案内文01
「ある意味コストパフォーマンスはよくないけれど」高校教諭・北村敬良
『プチ哲学』佐藤雅彦
高校生は「どう思う?」という問いに弱い。小説や詩について授業をしていて、「どう思う?」と尋ねても、すぐに「分かりません」という答えが返ってくる。確かに、「どう思う?」なんていう発問の仕方がダメなのだと言われればそれまでなのだけれど、もう少し「あれこれ考え」てもらいたいなと思う。仕方ないので「模範的な」考えを板書すると、それをノートに写して試験に備える。テストを返却しても、解説は聞いていない。正解だけを聞いて採点間違いが無いかだけを必死に点検するだけ。流行りの「アクティブラーニング」でそこを何とかしようとするのだけれど、思いどおりにはなかなか・・・。
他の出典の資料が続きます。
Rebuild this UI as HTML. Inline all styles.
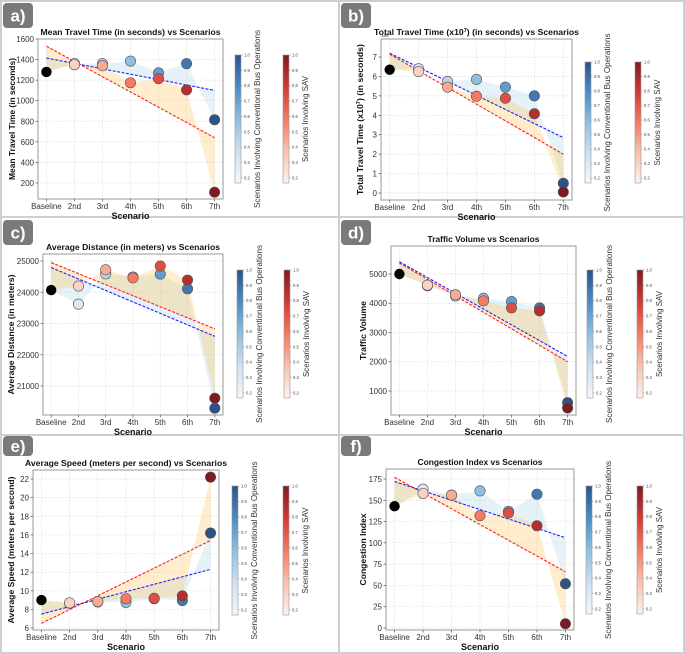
<!DOCTYPE html>
<html><head><meta charset="utf-8">
<style>
body{margin:0;background:#fff;}
svg{display:block;font-family:"Liberation Sans","DejaVu Sans",sans-serif;}
</style></head>
<body>
<svg id="fig" width="685" height="654" viewBox="0 0 685 654" xmlns="http://www.w3.org/2000/svg">
<defs>
<linearGradient id="gBlue" x1="0" y1="1" x2="0" y2="0">
<stop offset="0" stop-color="#f4f8fd"/><stop offset="0.25" stop-color="#cfe0f1"/><stop offset="0.5" stop-color="#8fbfe0"/><stop offset="0.75" stop-color="#4a8cc6"/><stop offset="1" stop-color="#2b5289"/></linearGradient>
<linearGradient id="gRed" x1="0" y1="1" x2="0" y2="0">
<stop offset="0" stop-color="#fdf2ee"/><stop offset="0.25" stop-color="#f9c2ad"/><stop offset="0.5" stop-color="#f47a62"/><stop offset="0.75" stop-color="#d23a33"/><stop offset="1" stop-color="#7d1a22"/></linearGradient>
</defs>
<rect x="1" y="1" width="683" height="652" fill="none" stroke="#cfcfcf" stroke-width="2"/>
<line x1="339" y1="0" x2="339" y2="654" stroke="#cfcfcf" stroke-width="2"/>
<line x1="0" y1="217" x2="685" y2="217" stroke="#cfcfcf" stroke-width="2"/>
<line x1="0" y1="435" x2="685" y2="435" stroke="#cfcfcf" stroke-width="2"/>
</svg>
<script>
const cats=['Baseline','2nd','3rd','4th','5th','6th','7th'];
// values include baseline as first element
const aBlue=[1280,1360,1360,1385,1270,1360,815];
const aRed=[1280,1350,1340,1175,1215,1105,110];
const aBlueTrend=[1415,1100];
const aRedTrend=[1530,640];
const aTicks=[200,400,600,800,1000,1200,1400,1600];
const bBlue=[6.35,6.4,5.75,5.85,5.45,5.0,0.5];
const bRed=[6.35,6.25,5.45,4.98,4.88,4.08,0.05];
const bBlueTrend=[7.2,2.85];
const bRedTrend=[7.15,2.0];
const bTicks=[0,1,2,3,4,5,6,7];
const cBlue=[24070,23620,24590,24490,24580,24110,20290];
const cRed=[24070,24200,24720,24460,24840,24390,20610];
const cBlueTrend=[24790,22590];
const cRedTrend=[24950,22830];
const cTicks=[21000,22000,23000,24000,25000];
const dBlue=[5000,4600,4250,4170,4060,3840,600];
const dRed=[5000,4620,4290,4080,3840,3740,420];
const dBlueTrend=[5420,2180];
const dRedTrend=[5380,2000];
const dTicks=[1000,2000,3000,4000,5000];
const eBlue=[9.0,8.65,8.8,8.75,9.15,8.95,16.2];
const eRed=[9.0,8.7,8.85,9.15,9.2,9.45,22.2];
const eBlueTrend=[7.5,12.3];
const eRedTrend=[6.5,15.4];
const eTicks=[6,8,10,12,14,16,18,20,22];
const fBlue=[143,163,156,161,137,157,52];
const fRed=[143,158,156,132,135,120,5];
const fBlueTrend=[172,106];
const fRedTrend=[177,66];
const fTicks=[0,25,50,75,100,125,150,175];
const cbTicks=[0.2,0.3,0.4,0.5,0.6,0.7,0.8,0.9,1.0];

const NS='http://www.w3.org/2000/svg';
const svg=document.getElementById('fig');
function mk(tag,attrs,parent,text){const e=document.createElementNS(NS,tag);for(const k in attrs)e.setAttribute(k,attrs[k]);if(text!==undefined)e.textContent=text;(parent||svg).appendChild(e);return e;}
function lerpC(stops,t){t=Math.max(0,Math.min(1,t));const n=stops.length-1;const i=Math.min(n-1,Math.floor(t*n));const f=t*n-i;const a=stops[i],b=stops[i+1];return 'rgb('+[0,1,2].map(k=>Math.round(a[k]+(b[k]-a[k])*f)).join(',')+')';}
const BL=[[244,248,253],[207,224,241],[143,191,224],[74,140,198],[43,82,137]];
const RD=[[253,242,238],[249,194,173],[244,122,98],[210,58,51],[125,26,34]];

const panels=[
 {k:'a',L:38,R:223,T:39,B:199,ymin:44,ymax:1600,ticks:aTicks,blue:aBlue,red:aRed,bt:aBlueTrend,rt:aRedTrend,title:'Mean Travel Time (in seconds) vs Scenarios',tw:180,ylab:'Mean Travel Time (in seconds)',ylw:122,ylx:12,cbx:235,cby:55,cbh:128,cbgap:48,badgeX:3,badgeY:3},
 {k:'b',L:381,R:572,T:39,B:200,ymin:-0.36,ymax:7.93,ticks:bTicks,blue:bBlue,red:bRed,bt:bBlueTrend,rt:bRedTrend,title:'Total Travel Time (x10',tw:205,sup:true,ylab:'Total Travel Time (x10',ylw:151,ylx:360,cbx:585,cby:62,cbh:121,cbgap:50,badgeX:341,badgeY:3,off:'1e6'},
 {k:'c',L:43,R:223,T:254,B:415,ymin:20072,ymax:25224,ticks:cTicks,blue:cBlue,red:cRed,bt:cBlueTrend,rt:cRedTrend,title:'Average Distance (in meters) vs Scenarios',tw:174,ylab:'Average Distance (in meters)',ylw:120,ylx:11,cbx:237,cby:270,cbh:128,cbgap:47,badgeX:3,badgeY:220},
 {k:'d',L:391,R:576,T:246,B:415,ymin:179,ymax:5957,ticks:dTicks,blue:dBlue,red:dRed,bt:dBlueTrend,rt:dRedTrend,title:'Traffic Volume vs Scenarios',tw:112,ylab:'Traffic Volume',ylw:59,ylx:363,cbx:587,cby:270,cbh:128,cbgap:50,badgeX:341,badgeY:220},
 {k:'e',L:33,R:219,T:470,B:630,ymin:5.79,ymax:22.97,ticks:eTicks,blue:eBlue,red:eRed,bt:eBlueTrend,rt:eRedTrend,title:'Average Speed (meters per second) vs Scenarios',tw:202,ylab:'Average Speed (meters per second)',ylw:147,ylx:11,cbx:232,cby:486,cbh:129,cbgap:51,badgeX:3,badgeY:436},
 {k:'f',L:386,R:574,T:469,B:630,ymin:-2.35,ymax:186.7,ticks:fTicks,blue:fBlue,red:fRed,bt:fBlueTrend,rt:fRedTrend,title:'Congestion Index vs Scenarios',tw:125,ylab:'Congestion Index',ylw:72,ylx:363,cbx:586,cby:486,cbh:128,cbgap:51,badgeX:341,badgeY:436}
];

panels.forEach(p=>{
 const g=mk('g',{});
 
 
 const bh=p.k==='e'||p.k==='f'?20:25;
 const bg=mk('g',{},g);
 
 
 mk('rect',{x:p.badgeX,y:p.badgeY,width:30,height:bh,rx:4,fill:'#7a7a7a'},bg);
 mk('text',{x:p.badgeX+15,y:p.badgeY+bh/2+6,'text-anchor':'middle','font-size':17,'font-weight':'bold',fill:'#fff'},bg,p.k+')');
 const xs=i=>p.L+(i+0.3)/6.6*(p.R-p.L);
 const ys=v=>p.B-(v-p.ymin)/(p.ymax-p.ymin)*(p.B-p.T);
 const grid=mk('g',{},g);
 
 
 cats.forEach((c,i)=>mk('line',{x1:xs(i),x2:xs(i),y1:p.T,y2:p.B,stroke:'#ddd','stroke-width':0.7,'stroke-dasharray':'1.5,1.5'},grid));
 p.ticks.forEach(t=>mk('line',{x1:p.L,x2:p.R,y1:ys(t),y2:ys(t),stroke:'#ddd','stroke-width':0.7,'stroke-dasharray':'1.5,1.5'},grid));
 const trend=(tr,i)=>tr[0]+(tr[1]-tr[0])*i/6;
 function fill(vals,tr,col,name){
  let pts=vals.map((v,i)=>xs(i)+','+ys(v));
  for(let i=6;i>=0;i--)pts.push(xs(i)+','+ys(trend(tr,i)));
  const pg=mk('polygon',{points:pts.join(' '),fill:col,'fill-opacity':0.3},g);
  
  
 }
 fill(p.blue,p.bt,'#a8d4e8','blue-fill-'+p.k);
 fill(p.red,p.rt,'#ffc25a','red-fill-'+p.k);
 function tl(tr,col,name){
  const l=mk('line',{x1:xs(0),y1:ys(tr[0]),x2:xs(6),y2:ys(tr[1]),stroke:col,'stroke-width':1.1,'stroke-dasharray':'3,1.5'},g);
  
  
 }
 tl(p.rt,'#ff2020','red-trend-'+p.k);
 tl(p.bt,'#2020ff','blue-trend-'+p.k);
 const fr=mk('rect',{x:p.L,y:p.T,width:p.R-p.L,height:p.B-p.T,fill:'none',stroke:'#999','stroke-width':1},g);
 
 
 cats.forEach((c,i)=>{
  mk('line',{x1:xs(i),x2:xs(i),y1:p.B,y2:p.B+2.5,stroke:'#555','stroke-width':0.7},g);
  const t=mk('text',{x:xs(i),y:p.B+10,'text-anchor':'middle','font-size':8,fill:'#333'},g,c);
  
  
 });
 p.ticks.forEach(v=>{
  mk('line',{x1:p.L-2.5,x2:p.L,y1:ys(v),y2:ys(v),stroke:'#555','stroke-width':0.7},g);
  const t=mk('text',{x:p.L-4,y:ys(v)+3,'text-anchor':'end','font-size':8,fill:'#333'},g,String(v));
  
  
 });
 if(p.off){const o=mk('text',{x:p.L,y:p.T-2,'font-size':4.5,fill:'#333'},g,p.off);}
 function pts(vals,stops,name){
  vals.forEach((v,i)=>{if(i===0)return;
   const c=mk('circle',{cx:xs(i),cy:ys(v),r:5.2,fill:lerpC(stops,i/6),stroke:'#555','stroke-width':0.6},g);
   
   
  });
 }
 pts(p.blue,BL,'bus-point');
 pts(p.red,RD,'sav-point');
 const bp=mk('circle',{cx:xs(0),cy:ys(p.blue[0]),r:5.2,fill:'#000'},g);
 
 
 const cx=(p.L+p.R)/2;
 const tt=mk('text',{x:cx,y:p.T-4,'text-anchor':'middle','font-size':8.5,'font-weight':'bold',fill:'#111',textLength:p.tw,lengthAdjust:'spacingAndGlyphs'},g);
 
 
 if(p.sup){tt.appendChild(document.createTextNode('Total Travel Time (x10'));mk('tspan',{dy:-3,'font-size':5.5},tt,'7');mk('tspan',{dy:3},tt,') (in seconds) vs Scenarios');}
 else tt.textContent=p.title;
 const xl=mk('text',{x:cx,y:p.B+20,'text-anchor':'middle','font-size':9,'font-weight':'bold',fill:'#111'},g,'Scenario');
 
 
 const cy=(p.T+p.B)/2;
 const yl=mk('text',{x:0,y:0,transform:'translate('+(p.ylx+3)+','+cy+') rotate(-90)','text-anchor':'middle','font-size':8.5,'font-weight':'bold',fill:'#111',textLength:p.ylw,lengthAdjust:'spacingAndGlyphs'},g);
 
 
 if(p.sup){yl.appendChild(document.createTextNode('Total Travel Time (x10'));mk('tspan',{dy:-3,'font-size':5.5},yl,'7');mk('tspan',{dy:3},yl,') (in seconds)');}
 else yl.textContent=p.ylab;
 [['url(#gBlue)','Scenarios Involving Conventional Bus Operations',178,'bus-colorbar'],['url(#gRed)','Scenarios Involving SAV',86,'sav-colorbar']].forEach((cb,j)=>{
  const x=p.cbx+j*p.cbgap, y0=p.cby, h=p.cbh;
  const cg=mk('g',{},g);
  
  
  mk('rect',{x:x,y:y0,width:6,height:h,fill:cb[0],stroke:'#999','stroke-width':0.6},cg);
  cbTicks.forEach(v=>{
   const yy=y0+h-(v-1/6)/(5/6)*h;
   mk('line',{x1:x+6,x2:x+7.5,y1:yy,y2:yy,stroke:'#666','stroke-width':0.4},cg);
   mk('text',{x:x+9,y:yy+1.5,'font-size':4.2,fill:'#444'},cg,v.toFixed(1));
  });
  const lt=mk('text',{x:0,y:0,transform:'translate('+(x+25)+','+(y0+h/2)+') rotate(-90)','text-anchor':'middle','font-size':8,fill:'#333',textLength:cb[2],lengthAdjust:'spacingAndGlyphs'},cg,cb[1]);
  
  
 });
});
</script>
</body></html>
『プチ哲学』だから、早い話が「いろいろなことをちょっとだけ深く考えてみる」と言うこと。その内容は、百聞は一見にしかずで、以下のとおり。
筆者はこの漫画(絵も筆者の手で描かれている)の次のページでこう述べる。
「この2つの漫画に共通していることは、最終的な「結果」が目的なのではなく、好きな人と一生過ごす過程や、念願のバナナをムシャムシャ思いっきり食べる、その経過が目的であったということです。一般的には、『結果』はとても大事です。(中略)しかし、それに反して、この漫画のように、結果だけでは意味をなさない事柄も、日常には少なくありません。」
まあこんな調子で、全31回「いろいろなこと」について、漫画と筆者の解説で「なるほどなあ」と考えさせられる1冊。最後まで読むのにそんなに時間はかからないので、ある意味コストパフォーマンスはよくないけれども、また、「哲学」なんて言葉がタイトルに付いていて敬遠されそうだけれども、中高生には楽しく読めるはず。
さて、私も高校生の愚痴ばかり言っていないで、授業の仕方についてあれこれ考えよう。
あらすじ/『プチ哲学』佐藤雅彦
ヒットCMの制作に数多く携わり、NHK Eテレの「ピタゴラスイッチ」監修や「おかあさんといっしょ」内の「だんご3兄弟」の作詞・プロデュースなどを行ったクリエイティブディレクター・佐藤雅彦氏の著書。世の中のさまざまな概念──「想像力」「時間」「無垢」「価値のはかり方」などについて“ちょっとだけ深く考えてみる”ことを提案してくれる。(少女向けカルチャー誌として伝説的な存在である雑誌『オリーブ』の連載の書籍化)
案内者プロフィール
北村敬良。昭和33年7月5日神戸市生まれ。東京での大学4年間以外はずっと神戸に住み、神戸の街をこよなく愛している。私立の女子高校で国語を教えながらマナーや礼儀の授業も担当。妻との2人暮らしだったが、2年前からトイプードルを飼いだした。犬の態度から推察すると、私の家での序列は3番目。趣味は、映画鑑賞、旅行。死ぬまでには実際のオーロラを見てみたいと考えている。
書籍情報
『プチ哲学』(2000年マガジンハウスから発刊)。
2004年に書き下ろし「プチ哲学的日々」を加えて中央公論新社から文庫化。単行本、文庫本ともに発売中。